No insurgent group has so far claimed responsibility for the attack in the Nangarhar province, a hotbed of Islamic State group militants, where the US military dropped its largest non-nuclear bomb last month in an unprecedented attack.

An RTA photographer said he fled the building as soon as the gunfight erupted, but some of his colleagues were still stuck inside. An AFP reporter near the scene of the attack also heard two explosions.

Wednesday's attack marks the latest militant assault on an Afghan media organisation.

Afghanistan suffered its deadliest year on record for journalists in 2016, according to the Afghan Journalists' Safety Committee (AJSC), adding that the country is the second most dangerous for reporters in the world after Syria.

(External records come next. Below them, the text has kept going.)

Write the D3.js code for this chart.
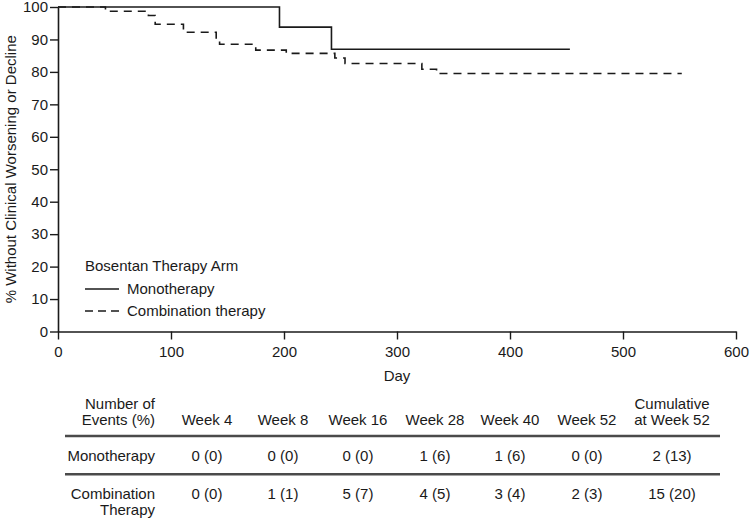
<!DOCTYPE html>
<html>
<head>
<meta charset="utf-8">
<script src="https://cdn.jsdelivr.net/npm/d3@7"></script>
<style>
  html, body { margin: 0; padding: 0; background: #fff; }
  svg { display: block; font-family: "Liberation Sans", Arial, Helvetica, sans-serif; }
</style>
</head>
<body>
<svg id="chart" width="751" height="519"></svg>
<script>
// ---- Data ----
const xTicks = [0, 100, 200, 300, 400, 500, 600];
const yTicks = [0, 10, 20, 30, 40, 50, 60, 70, 80, 90, 100];

const monoDays = [0, 196, 242, 453];
const monoSurv = [100, 93.8, 87.0, 87.0];

const comboDays = [0, 42, 80, 86, 111, 140, 143, 175, 202, 245, 254, 322, 335, 552];
const comboSurv = [100, 98.7, 97.4, 94.7, 92.2, 90.0, 88.5, 86.7, 85.7, 84.3, 82.6, 80.8, 79.5, 79.5];

const legendTitle = "Bosentan Therapy Arm";
const seriesNames = ["Monotherapy", "Combination therapy"];

const tableHeaderLine1 = ["Number of", "", "", "", "", "", "", "Cumulative"];
const tableHeaderLine2 = ["Events (%)", "Week 4", "Week 8", "Week 16", "Week 28", "Week 40", "Week 52", "at Week 52"];
const monoRow = ["0 (0)", "0 (0)", "0 (0)", "1 (6)", "1 (6)", "0 (0)", "2 (13)"];
const comboRow = ["0 (0)", "1 (1)", "5 (7)", "4 (5)", "3 (4)", "2 (3)", "15 (20)"];
const rowLabels = [["Monotherapy"], ["Combination", "Therapy"]];

// ---- Layout ----
const svg = d3.select("#chart");
const margin = { left: 58, right: 736, top: 7, bottom: 331.5 };
const ink = "#1a1a1a";
const fs = "15px";

const x = d3.scaleLinear().domain([0, 600]).range([margin.left, margin.right]);
const y = d3.scaleLinear().domain([0, 100]).range([margin.bottom, margin.top]);

// Axes
const xAxis = svg.append("g")
  .attr("transform", `translate(0,${margin.bottom})`)
  .call(d3.axisBottom(x).tickValues(xTicks).tickSize(8).tickPadding(7).tickSizeOuter(0));
const yAxis = svg.append("g")
  .attr("transform", `translate(${margin.left},0)`)
  .call(d3.axisLeft(y).tickValues(yTicks).tickSize(8).tickPadding(2).tickSizeOuter(0));

[xAxis, yAxis].forEach(g => {
  g.select(".domain").attr("stroke", ink).attr("stroke-width", 1.6);
  g.selectAll(".tick line").attr("stroke", ink).attr("stroke-width", 1.4);
  g.selectAll(".tick text").attr("fill", ink).style("font-size", fs)
    .style("font-family", "'Liberation Sans', Arial, sans-serif");
});

// Axis titles
svg.append("text")
  .attr("x", (margin.left + margin.right) / 2).attr("y", 381)
  .attr("text-anchor", "middle").attr("fill", ink).style("font-size", fs)
  .text("Day");
svg.append("text")
  .attr("transform", `translate(15.5,${(margin.top + margin.bottom) / 2}) rotate(-90)`)
  .attr("text-anchor", "middle").attr("fill", ink).style("font-size", fs)
  .text("% Without Clinical Worsening or Decline");

// Curves
const line = d3.line().x(d => x(d[0])).y(d => y(d[1])).curve(d3.curveStepAfter);
const comboData = comboDays.map((d, i) => [d, comboSurv[i]]);
const monoData = monoDays.map((d, i) => [d, monoSurv[i]]);

svg.append("path").datum(comboData).attr("d", line)
  .attr("fill", "none").attr("stroke", ink).attr("stroke-width", 1.6)
  .attr("stroke-dasharray", "8,6");
svg.append("path").datum(monoData).attr("d", line)
  .attr("fill", "none").attr("stroke", ink).attr("stroke-width", 1.6);

// Legend
const lg = svg.append("g").style("font-size", fs).attr("fill", ink);
lg.append("text").attr("x", 85).attr("y", 266).attr("dy", "0.35em").text(legendTitle);
const legendY = [289, 311];
const legendDash = [null, "8,5"];
seriesNames.forEach((name, i) => {
  lg.append("line").attr("x1", 85).attr("x2", 119).attr("y1", legendY[i]).attr("y2", legendY[i])
    .attr("stroke", ink).attr("stroke-width", 1.6)
    .attr("stroke-dasharray", legendDash[i]);
  lg.append("text").attr("x", 127).attr("y", legendY[i]).attr("dy", "0.35em").text(name);
});

// Table
const colX = [155, 207, 283, 358, 435, 510, 587, 672];
const tg = svg.append("g").style("font-size", fs).attr("fill", ink);
const anchorFor = i => (i === 0 ? "end" : "middle");
tableHeaderLine1.forEach((t, i) => {
  if (t) tg.append("text").attr("x", colX[i]).attr("y", 404).attr("dy", "0.35em")
    .attr("text-anchor", anchorFor(i)).text(t);
});
tableHeaderLine2.forEach((t, i) => {
  tg.append("text").attr("x", colX[i]).attr("y", 420).attr("dy", "0.35em")
    .attr("text-anchor", anchorFor(i)).text(t);
});
[436, 474.3].forEach(yy => {
  svg.append("line").attr("x1", 65).attr("x2", 720).attr("y1", yy).attr("y2", yy)
    .attr("stroke", "#4a4a4a").attr("stroke-width", 2.4);
});
const rowY = [455.7, 493.3];
[monoRow, comboRow].forEach((row, r) => {
  rowLabels[r].forEach((lbl, k) => {
    tg.append("text").attr("x", colX[0]).attr("y", rowY[r] + k * 16.7).attr("dy", "0.35em")
      .attr("text-anchor", "end").text(lbl);
  });
  row.forEach((v, i) => {
    tg.append("text").attr("x", colX[i + 1]).attr("y", rowY[r]).attr("dy", "0.35em")
      .attr("text-anchor", "middle").text(v);
  });
});
</script>
</body>
</html>
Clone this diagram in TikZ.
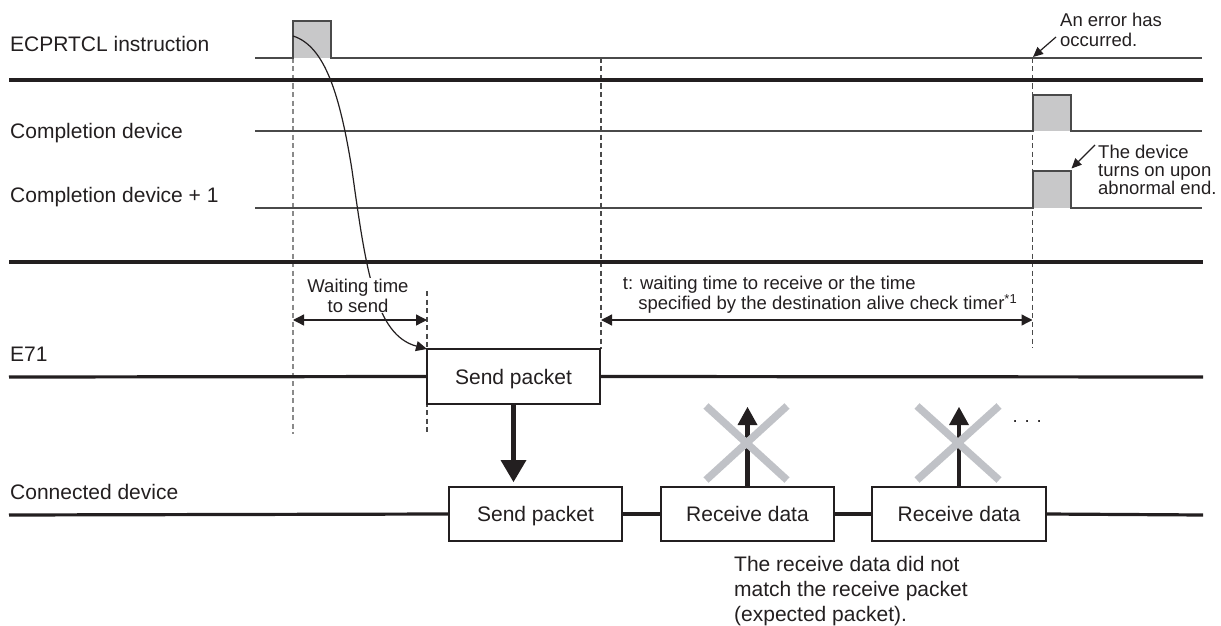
\documentclass[tikz,border=0pt]{standalone}
\usepackage{fontspec}
\setmainfont{Liberation Sans}
\usetikzlibrary{arrows.meta}
\definecolor{ink}{HTML}{231F20}
\definecolor{sig}{HTML}{4A4A4A}
\definecolor{dgray}{HTML}{4A4A4A}
\definecolor{lgray}{HTML}{8A8A8A}
\definecolor{pulsegray}{HTML}{C8C8C9}
\definecolor{crossgray}{HTML}{C0C2C7}
\newcommand\mainfs{\fontsize{21}{25}\selectfont}
\newcommand\notefs{\fontsize{18.5}{20}\selectfont}
\newcommand\devfs{\fontsize{18.5}{18}\selectfont}
\begin{document}
\begin{tikzpicture}[x=1pt,y=-1pt,
  sigline/.style={draw=sig,line width=1.5pt,line join=miter},
  sepline/.style={draw=ink,line width=3.2pt},
  dashv/.style={draw=dgray,line width=1.1pt,dash pattern=on 5pt off 3.5pt},
  dashlight/.style={dashv,draw=lgray},
  lbl/.style={anchor=base west,inner sep=0pt,font=\mainfs,text=ink},
  note/.style={inner sep=0pt,font=\notefs,text=ink,align=left},
  box/.style={draw=ink,line width=1.3pt,fill=white,minimum width=173pt,minimum height=55pt,
              inner sep=0pt,outer sep=0pt,text height=15.2pt,text depth=0pt,font=\mainfs,text=ink},
  dimarrow/.style={draw=ink,line width=1.3pt,{Triangle[length=11pt,width=11pt]}-{Triangle[length=11pt,width=11pt]}},
  curvearrow/.style={draw=ink,line width=1.2pt,-{Triangle[length=11pt,width=10pt]}},
  notearrow/.style={draw=ink,line width=1.2pt,-{Triangle[length=10pt,width=9pt]}},
  bigarrow/.style={draw=ink,line width=4.3pt,-{Triangle[length=22pt,width=26pt,line width=0pt]}},
  uparrow/.style={draw=ink,line width=4.3pt,-{Triangle[length=18pt,width=20pt,line width=0pt]}},
  crossline/.style={draw=crossgray,line width=7.5pt}]
\useasboundingbox (0,0) rectangle (1221,626);

% row labels
\node[lbl] (l1) at (10,52) {ECPRTCL instruction};
\node[lbl] (l2) at (10,138.5) {Completion device};
\node[lbl] (l3) at (10,202.5) {Completion device + 1};
\node[lbl] (l4) at (10,361.5) {E71};
\node[lbl] (l5) at (10,499) {Connected device};

% dashed verticals
\coordinate (d1t) at (293,58);   \coordinate (d1b) at (293,434);
\coordinate (d2t) at (427,291);  \coordinate (d2b) at (427,432);
\coordinate (d3t) at (601,58);   \coordinate (d3b) at (601,349);
\coordinate (d4t) at (1032.5,58); \coordinate (d4b) at (1032.5,348);
\draw[dashlight] (d1t) -- (d1b);
\draw[dashv] (d2t) -- (d2b);
\draw[dashv] (d3t) -- (d3b);
\draw[dashv] (d4t) -- (d4b);

% pulses
\fill[pulsegray] (293,21) rectangle (331,58);
\fill[pulsegray] (1033,95) rectangle (1071,131);
\fill[pulsegray] (1033,171) rectangle (1071,208);
\draw[sigline] (255,58) -- (293,58) -- (293,21) -- (331,21) -- (331,58) -- (1202,58);
\draw[sigline] (255,131) -- (1033,131) -- (1033,95) -- (1071,95) -- (1071,131) -- (1202,131);
\draw[sigline] (255,208) -- (1033,208) -- (1033,171) -- (1071,171) -- (1071,208) -- (1202,208);

% separators
\draw[sepline] (9,80) -- (1203,80);
\draw[sepline] (9,262) -- (1203,262);

% boxes
\node[box] (sp1) at (513.5,376.5) {Send packet};
\node[box,minimum height=54pt] (sp2) at (535.5,514) {Send packet};
\node[box,minimum height=54pt] (rd1) at (747.5,514) {Receive data};
\node[box,minimum height=54pt,minimum width=174pt] (rd2) at (959,514) {Receive data};

% E71 line
\draw[sepline] (9,377) -- (sp1.west);
\draw[sepline] (sp1.east) -- (1203,377);
% connected device line
\draw[sepline] (9,515) -- (sp2.west);
\draw[sepline] (sp2.east) -- (rd1.west);
\draw[sepline] (rd1.east) -- (rd2.west);
\draw[sepline] (rd2.east) -- (1203,515);

% curved arrow from instruction pulse to send packet
\coordinate (p1) at (293,36);
\draw[curvearrow] (p1) .. controls (325,46) and (340,95) .. (352,170)
   .. controls (366,270) and (375,335) .. (sp1.north west);

% dimension arrows
\coordinate (w1) at (293,320); \coordinate (w2) at (427,320);
\coordinate (t1) at (601,320); \coordinate (t2) at (1032.5,320);
\draw[dimarrow] (w1) -- (w2);
\draw[dimarrow] (t1) -- (t2);
\node[note,align=center,fill=white,inner sep=1pt,anchor=north] (wt) at (358,277.5) {Waiting time\\to send};
\node[note,anchor=north west] (tt) at (622.7,276.1)
  {t: waiting time to receive or the time\\\hspace*{15.5pt}specified by the destination alive check timer\textsuperscript{*1}};

% send arrow
\coordinate (dtip) at (513.5,482);
\draw[bigarrow] (sp1.south) -- (dtip);

% failed receive arrows
\coordinate (u1) at (747.5,407);
\coordinate (u2) at (959,407);
\draw[uparrow] (rd1.north) -- (u1);
\draw[uparrow] (rd2.north) -- (u2);
\draw[crossline] (706,406) -- (787,480);
\draw[crossline] (787,406) -- (706,480);
\draw[crossline] (917,406) -- (999,480);
\draw[crossline] (999,406) -- (917,480);
\node[note,anchor=base west] (dots) at (1012.4,422) {. . .};

% notes
\node[note,anchor=north west] (err) at (1060,13.2) {An error has\\occurred.};
\coordinate (e1) at (1056,37); \coordinate (e2) at (1033,57);
\draw[notearrow] (e1) -- (e2);
\node[note,font=\devfs,anchor=north west] (dev) at (1098,145) {The device\\turns on upon\\abnormal end.};
\coordinate (v1) at (1095,145); \coordinate (v2) at (1071.5,168.5);
\draw[notearrow] (v1) -- (v2);

\node[note,font=\mainfs,anchor=north west] (rmk) at (734,555.7)
  {The receive data did not\\match the receive packet\\(expected packet).};
\end{tikzpicture}
\end{document}
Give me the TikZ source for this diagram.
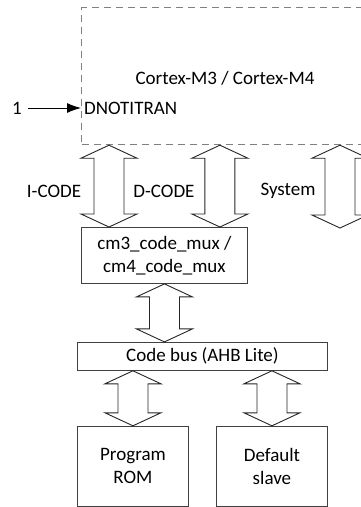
\documentclass[tikz,border=0pt]{standalone}
\usepackage{fontspec}
\setmainfont{Carlito}
\usetikzlibrary{arrows.meta,positioning,calc}

% outline of a two-headed bus arrow between two tips
\newcommand{\busarrow}[2]{%
  \draw[bus] let \p1=(#1), \p2=(#2) in
    (\x1,\y1) -- (\x1+28pt,\y1-13pt) -- (\x1+15pt,\y1-13pt)
    -- (\x1+15pt,\y2+13pt) -- (\x1+28pt,\y2+13pt) -- (\x1,\y2)
    -- (\x1-28pt,\y2+13pt) -- (\x1-15pt,\y2+13pt)
    -- (\x1-15pt,\y1-13pt) -- (\x1-28pt,\y1-13pt) -- cycle;}

\begin{document}
\begin{tikzpicture}[
    x=1pt, y=-1pt,
    font=\fontsize{19}{23}\selectfont,
    box/.style={rectangle, draw=black!75, line width=0.9pt, align=center, inner sep=0pt},
    core/.style={rectangle, draw=black!50, line width=1.2pt, dash pattern=on 7pt off 5pt, inner sep=0pt},
    bus/.style={draw=black!85, line width=0.9pt, fill=white},
    arrow/.style={-{Latex[length=14pt,width=10pt]}, line width=0.9pt}
]
    \clip (0,0) rectangle (361,507);

    \node[core, minimum width=300pt, minimum height=137pt, anchor=north west] (core) at (81,7) {};
    \node (title) at (225,78) {Cortex-M3 / Cortex-M4};
    \node[anchor=west, inner sep=3pt] (dnot) at (81,108) {DNOTITRAN};
    \node (one) at (17,108) {1};
    \draw[arrow, shorten <=3pt] (one) -- (dnot.west);

    \node[box, minimum width=166pt, minimum height=56pt, anchor=north west] (mux) at (81,227) {cm3\_code\_mux /\\cm4\_code\_mux};
    \node[box, minimum width=250pt, minimum height=28pt, below=58pt of mux, xshift=38pt] (bus) {Code bus (AHB Lite)};
    \node[box, minimum width=111pt, minimum height=80pt, below right=55pt and 0pt of bus.south west] (rom) {Program\\ROM};
    \node[box, minimum width=111pt, minimum height=80pt, below left=55pt and 0pt of bus.south east] (dflt) {Default\\slave};

    % bus arrows
    \path (mux.north west) ++(28pt,0) coordinate (ibot) (ibot |- core.south) coordinate (itop);
    \path (mux.north east) ++(-28pt,0) coordinate (dbot) (dbot |- core.south) coordinate (dtop);
    \coordinate (sbot) at (340,228);
    \coordinate (stop) at (sbot |- core.south);
    \busarrow{itop}{ibot}
    \busarrow{dtop}{dbot}
    \busarrow{stop}{sbot}
    \busarrow{mux.south}{bus.north -| mux.south}
    \busarrow{bus.south -| rom.north}{rom.north}
    \busarrow{bus.south -| dflt.north}{dflt.north}

    \node (ilbl) at (54,191) {I-CODE};
    \node (dlbl) at (164,191) {D-CODE};
    \node (slbl) at (288,191) {System};
\end{tikzpicture}
\end{document}
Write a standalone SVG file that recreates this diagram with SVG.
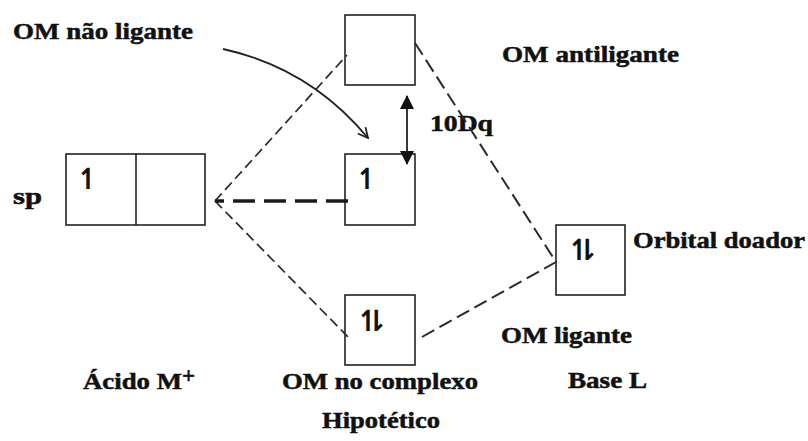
<svg xmlns="http://www.w3.org/2000/svg" width="808" height="441" viewBox="0 0 808 441">
  <style>
    .lbl { font-family: "Liberation Serif", "Times New Roman", serif; font-weight: bold; font-size: 23px; fill: #111; stroke: #111; stroke-width: 0.5; }
    .spin { font-family: "DejaVu Sans", sans-serif; font-weight: bold; font-size: 29px; fill: #111; text-anchor: middle; }
    .pair { letter-spacing: -16px; }
    .box { fill: none; stroke: #222; stroke-width: 1.6; }
    .thin { fill: none; stroke: #2a2a2a; stroke-width: 1.7; stroke-dasharray: 10 5; }
    .long { fill: none; stroke: #2a2a2a; stroke-width: 2; stroke-dasharray: 14 6; }
    .thick { fill: none; stroke: #1a1a1a; stroke-width: 3.5; stroke-dasharray: 22 9; }
    .solid { fill: none; stroke: #222; stroke-width: 1.8; }
  </style>
  <defs>
    <marker id="tri" viewBox="0 0 14 14" refX="13" refY="7" markerWidth="14" markerHeight="14" markerUnits="userSpaceOnUse" orient="auto-start-reverse">
      <path d="M0,0 L14,7 L0,14 Z" fill="#111"/>
    </marker>
    <marker id="open" viewBox="0 0 12 12" refX="11" refY="6" markerWidth="12" markerHeight="12" markerUnits="userSpaceOnUse" orient="auto">
      <path d="M1,1 L11,6 L1,11" fill="none" stroke="#222" stroke-width="1.8"/>
    </marker>
  </defs>
  <rect width="808" height="441" fill="#fff"/>

  <!-- metal sp orbitals -->
  <g id="sp">
    <rect class="box" x="66" y="154" width="139" height="71"/>
    <line x1="136" y1="154" x2="136" y2="225" stroke="#222" stroke-width="1.6"/>
    <text class="spin" x="88" y="189">↿</text>
    <text class="lbl" x="13" y="204" textLength="29" lengthAdjust="spacingAndGlyphs">sp</text>
  </g>

  <!-- antibonding MO -->
  <g id="om-antiligante">
    <rect class="box" x="345" y="15" width="70" height="70"/>
    <text class="lbl" x="502" y="62" textLength="177" lengthAdjust="spacingAndGlyphs">OM antiligante</text>
  </g>

  <!-- non-bonding MO -->
  <g id="om-nao-ligante">
    <rect class="box" x="345" y="154" width="70" height="71"/>
    <text class="spin" x="367" y="189">↿</text>
    <text class="lbl" x="13" y="39" textLength="180" lengthAdjust="spacingAndGlyphs">OM não ligante</text>
  </g>

  <!-- bonding MO -->
  <g id="om-ligante">
    <rect class="box" x="345" y="295" width="70" height="70"/>
    <text class="spin pair" x="364" y="331">↿⇂</text>
    <text class="lbl" x="501" y="343" textLength="131" lengthAdjust="spacingAndGlyphs">OM ligante</text>
  </g>

  <!-- donor orbital of the base -->
  <g id="orbital-doador">
    <rect class="box" x="556" y="225" width="69" height="70"/>
    <text class="spin pair" x="575" y="260">↿⇂</text>
    <text class="lbl" x="633" y="248" textLength="172" lengthAdjust="spacingAndGlyphs">Orbital doador</text>
  </g>

  <!-- splitting label -->
  <g id="dq">
    <text class="lbl" x="430" y="131" textLength="63" lengthAdjust="spacingAndGlyphs">10Dq</text>
  </g>

  <!-- column captions -->
  <g id="captions">
    <text class="lbl" x="83" y="389" textLength="99" lengthAdjust="spacingAndGlyphs">Ácido M</text>
    <text class="lbl" x="182" y="383" font-size="12" stroke-width="0.3">+</text>
    <text class="lbl" x="282" y="389" textLength="196" lengthAdjust="spacingAndGlyphs">OM no complexo</text>
    <text class="lbl" x="322" y="428" textLength="118" lengthAdjust="spacingAndGlyphs">Hipotético</text>
    <text class="lbl" x="568" y="388" textLength="79" lengthAdjust="spacingAndGlyphs">Base L</text>
  </g>

  <!-- connectors -->
  <g id="connectors">
    <path class="thin" d="M215,201 L347,55"/>
    <path class="thin" d="M215,201 L348,337"/>
    <path class="thick" d="M348,201 L215,201"/>
    <path class="long" d="M415,43 L556,262"/>
    <path class="long" d="M422,337 L556,262"/>
    <path class="solid" d="M407,96 L407,164" marker-start="url(#tri)" marker-end="url(#tri)"/>
    <path class="solid" d="M223,49 Q310,68 368,138" marker-end="url(#open)"/>
  </g>
</svg>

Last year, at least 13 journalists were killed, AJSC said, claiming that the Taliban was behind at least ten of the deaths.

In January last year, seven employees of popular TV channel Tolo - which is often critical of the insurgents - were killed in a Taliban suicide bombing in Kabul in what the militant group said was revenge for "spreading propaganda" against them.

It was the first major attack on an Afghan media organisation since the Taliban were ousted from power in 2001 and spotlighted the dangers faced by media workers in Afghanistan as the security situation worsens amid a growing wave of militant attacks.